AP Seminar is a foundational course that engages students in cross-curricular conversations that explore the complexities of academic and real-world topics and issues by analyzing divergent perspectives. Students learn to investigate a problem or issue, analyze arguments, compare different perspectives, synthesize information from multiple sources, and work alone and in a group to communicate their ideas.
Note: The following information and resources are for AP Seminar teachers at participating AP Capstone™ schools. In order to offer AP Seminar, schools must apply through the AP Program to participate in AP Capstone. In addition, teachers attend mandatory training. For more information, visit the AP Capstone Diploma program page.
AP Seminar Course and Exam Description
Based on the Understanding by Design (Wiggins and McTighe) model, this curriculum framework is intended to provide a clear and detailed description of the course requirements necessary for student success. This conceptualization will guide the development and organization of learning outcomes from general to specific, resulting in focused statements about content knowledge and skills needed for success in the course. As always, you have the flexibility to organize the course content as you like.

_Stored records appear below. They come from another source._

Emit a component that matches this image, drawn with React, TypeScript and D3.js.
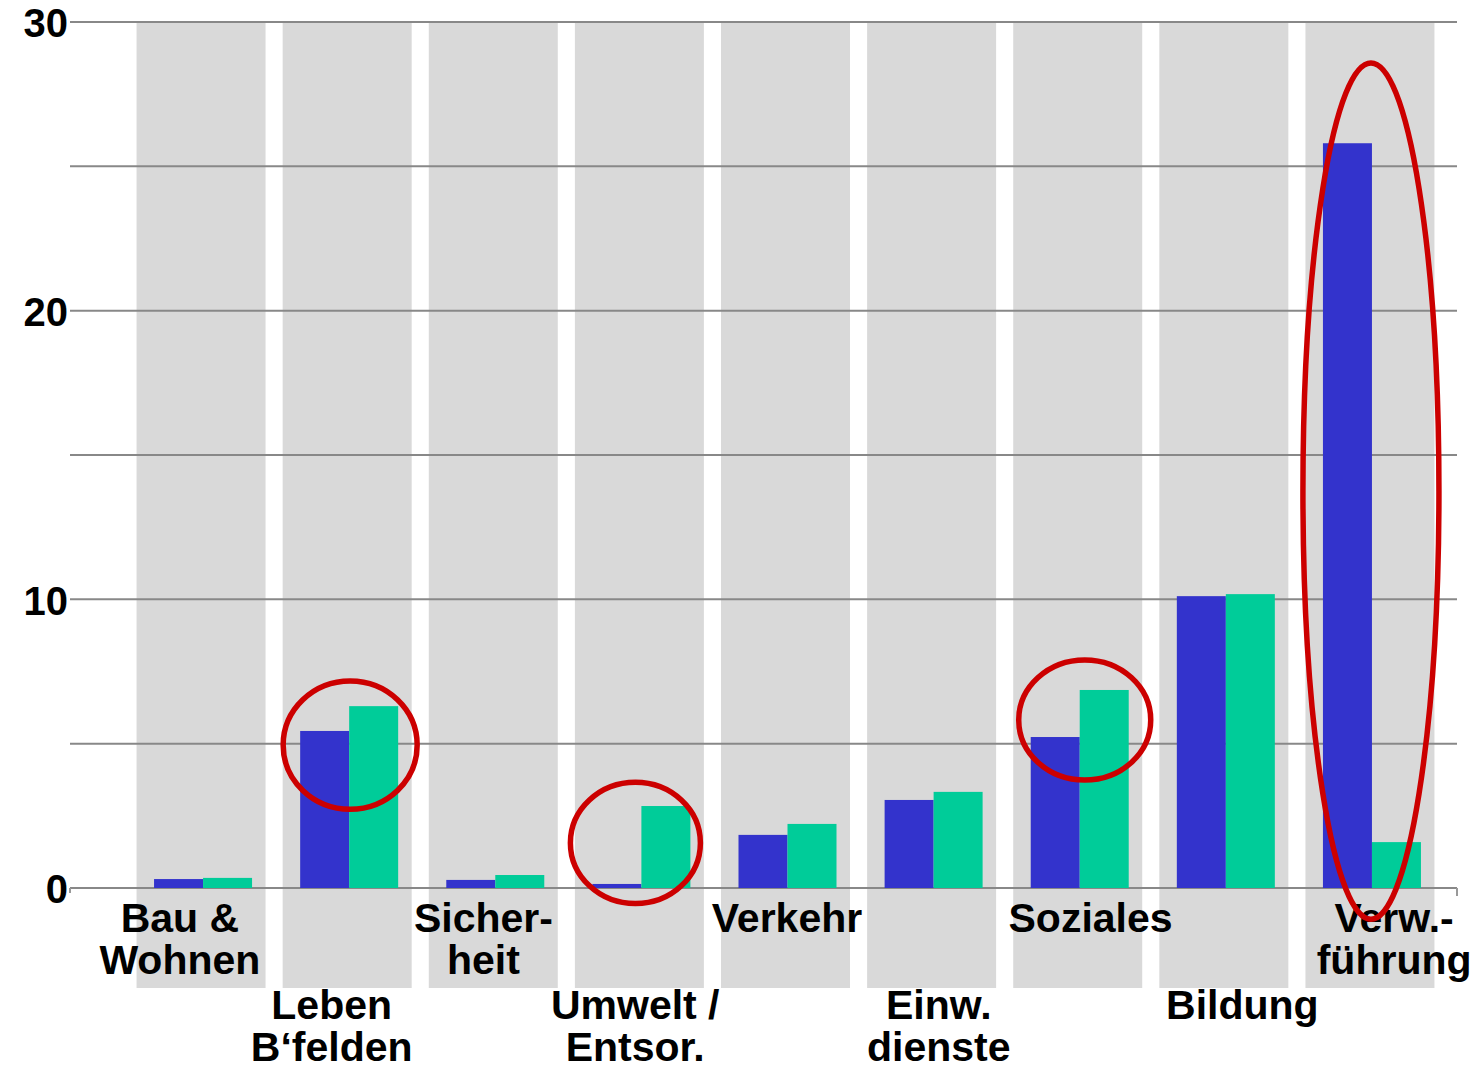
import React from "react";
import * as d3 from "d3";

const categories = ["Bau", "Leben", "Sicherheit", "Umwelt", "Verkehr", "Einw", "Soziales", "Bildung", "Verw"];
const labelLines: string[][] = [
  ["Bau &", "Wohnen"],
  ["Leben", "B‘felden"],
  ["Sicher-", "heit"],
  ["Umwelt /", "Entsor."],
  ["Verkehr"],
  ["Einw.", "dienste"],
  ["Soziales"],
  ["Bildung"],
  ["Verw.-", "führung"],
];
const seriesBlue = [0.31, 5.44, 0.28, 0.14, 1.84, 3.05, 5.23, 10.11, 25.8];
const seriesGreen = [0.35, 6.3, 0.45, 2.84, 2.22, 3.33, 6.86, 10.18, 1.59];
const gridValues = [0, 5, 10, 15, 20, 25, 30];
const tickLabels = [0, 10, 20, 30];
// annotation ellipses: category, x-offset (px), center value, radius x (px), radius in value units
const highlights = [
  { cat: "Leben", dx: 1, cy: 4.95, rx: 67, ry: 2.22 },
  { cat: "Umwelt", dx: -6, cy: 1.56, rx: 65, ry: 2.1 },
  { cat: "Soziales", dx: 5, cy: 5.82, rx: 66, ry: 2.08 },
  { cat: "Verw", dx: -1, cy: 13.75, rx: 68, ry: 14.83 },
];

const W = 1474;
const H = 1071;
const BLUE = "#3333cc";
const GREEN = "#00cc99";
const GRAY = "#d9d9d9";
const RED = "#cc0000";
const FONT = "'Liberation Sans', Arial, sans-serif";

export default function App() {
  const y = d3.scaleLinear().domain([0, 30]).range([888, 22]);
  const x = d3.scaleBand<string>().domain(categories).range([130, 1445]);
  const xl = d3.scaleBand<string>().domain(categories).range([104, 1470]);
  const barW = 49;
  const colW = 129;
  const gridX0 = 70;
  const gridX1 = 1457;

  return (
    <div style={{ position: "absolute", left: 0, top: 0 }}>
      <svg width={W} height={H} style={{ display: "block", background: "#fff" }}>
        {categories.map((c) => {
          const cx = x(c)! + x.bandwidth() / 2 - 2;
          return <rect key={"col" + c} x={cx - colW / 2} y={y(30)} width={colW} height={988 - y(30)} fill={GRAY} />;
        })}
        {gridValues.map((v) => (
          <line key={"g" + v} x1={gridX0} x2={gridX1} y1={y(v)} y2={y(v)} stroke="#888" strokeWidth={2} />
        ))}
        <line x1={gridX0} x2={gridX0} y1={y(0)} y2={y(0) + 5} stroke="#999" strokeWidth={2} />
        <line x1={gridX1} x2={gridX1} y1={y(0)} y2={y(0) + 8} stroke="#999" strokeWidth={2} />
        {tickLabels.map((v) => (
          <text key={"t" + v} x={68} y={y(v)} dy="0.38em" textAnchor="end" fontFamily={FONT} fontWeight="bold" fontSize={40} fill="#000">
            {v}
          </text>
        ))}
        {categories.map((c, i) => {
          const cx = x(c)! + x.bandwidth() / 2;
          return (
            <g key={"b" + c}>
              <rect x={cx - barW} y={y(seriesBlue[i])} width={barW} height={y(0) - y(seriesBlue[i])} fill={BLUE} />
              <rect x={cx} y={y(seriesGreen[i])} width={barW} height={y(0) - y(seriesGreen[i])} fill={GREEN} />
            </g>
          );
        })}
        {categories.map((c, i) => {
          const cx = xl(c)! + xl.bandwidth() / 2;
          const base = i % 2 === 0 ? 932 : 1019;
          return (
            <text key={"l" + c} x={cx} y={base} textAnchor="middle" fontFamily={FONT} fontWeight="bold" fontSize={41} fill="#000">
              {labelLines[i].map((ln, k) => (
                <tspan key={k} x={cx} y={base + k * 42}>
                  {ln}
                </tspan>
              ))}
            </text>
          );
        })}
        {highlights.map((h) => {
          const cx = x(h.cat)! + x.bandwidth() / 2 + h.dx;
          const cy = y(h.cy);
          const ry = y(0) - y(h.ry);
          return <ellipse key={"e" + h.cat} cx={cx} cy={cy} rx={h.rx} ry={ry} fill="none" stroke={RED} strokeWidth={5.5} />;
        })}
      </svg>
    </div>
  );
}
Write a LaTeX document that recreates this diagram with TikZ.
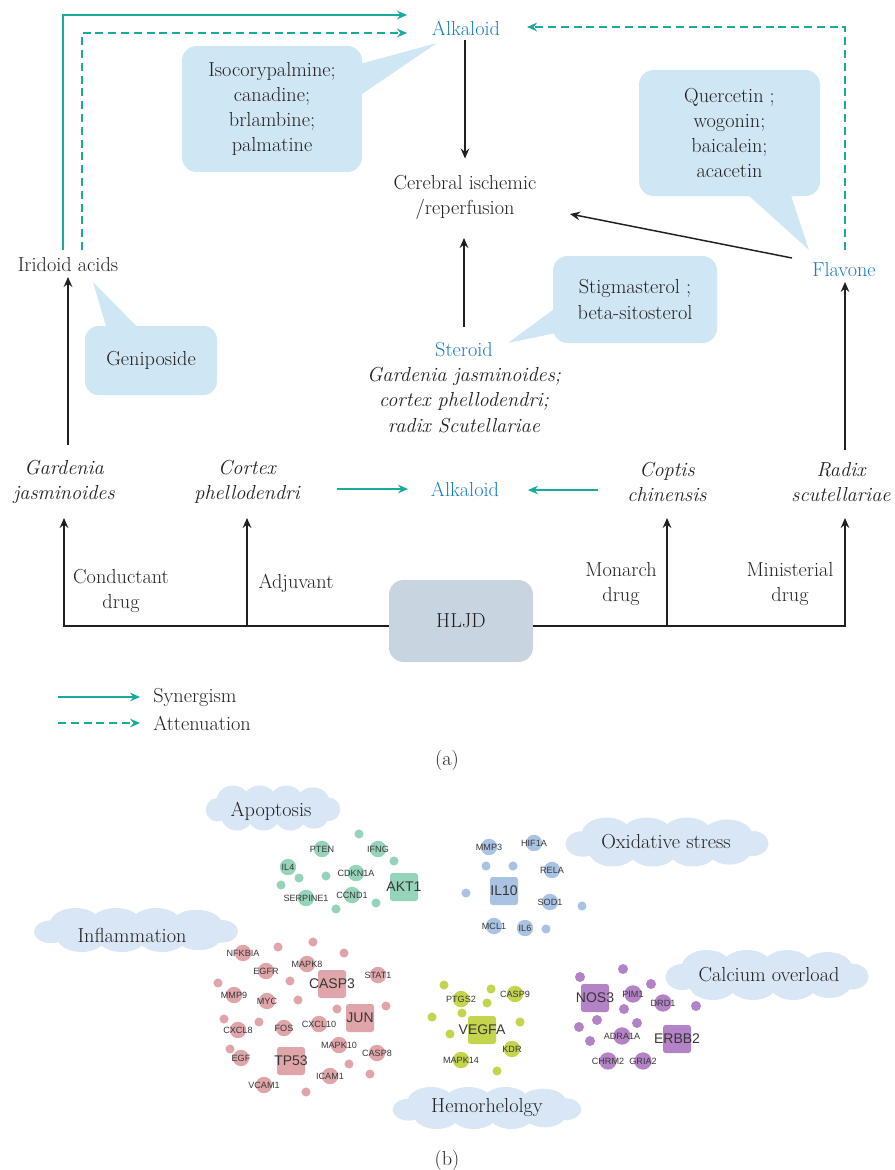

The AP Seminar curriculum is made up of five big ideas:
- Big Idea 1: Question and Explore
- Big Idea 2: Understand and Analyze
- Big Idea 3: Evaluate Multiple Perspectives
- Big Idea 4: Synthesize Ideas
- Big Idea 5: Team, Transform, and Transmit
The AP Seminar framework included in the course and exam description outlines distinct skills, called transferable skills and proficiencies, that students should practice throughout the year.
Analyze Sources and Evidence
Understand and Analyze Argument
Identifying the main idea in arguments, analyzing the reasoning, and evaluating the validity of the conclusions
Evaluate Sources and Evidence
Evaluating the credibility and relevance of sources and the evidence they present
Construct an Evidence-Based Argument
Developing a well-reasoned argument clearly connecting the thesis, claims, and evidence
Select and Use Evidence
Strategically choosing evidence to effectively support claims
Understand Context and Perspective
Understand and Analyze Context
Understanding the complexity of a problem or issue and connecting arguments to the broader context in which they are situated
Understand and Analyze Perspective
Comparing and interpreting multiple diverse perspectives on an issue to understand its complexity
Communicate (Interpersonal and Intrapersonal)
Choosing and employing effective written and oral communication techniques, considering audience, context, and purpose
Choosing and consistently applying an appropriate citation style and effective conventions of writing
Working constructively with others to accomplish a team goal or task
Articulating challenges, successes, and moments of insight that occur throughout the inquiry process
AP and Higher Education
Meet the AP Seminar Development Committee
The AP Program is unique in its reliance on Development Committees. These committees, made up of an equal number of college faculty and experienced secondary AP teachers from across the country, are essential to the preparation of AP course curricula and exams.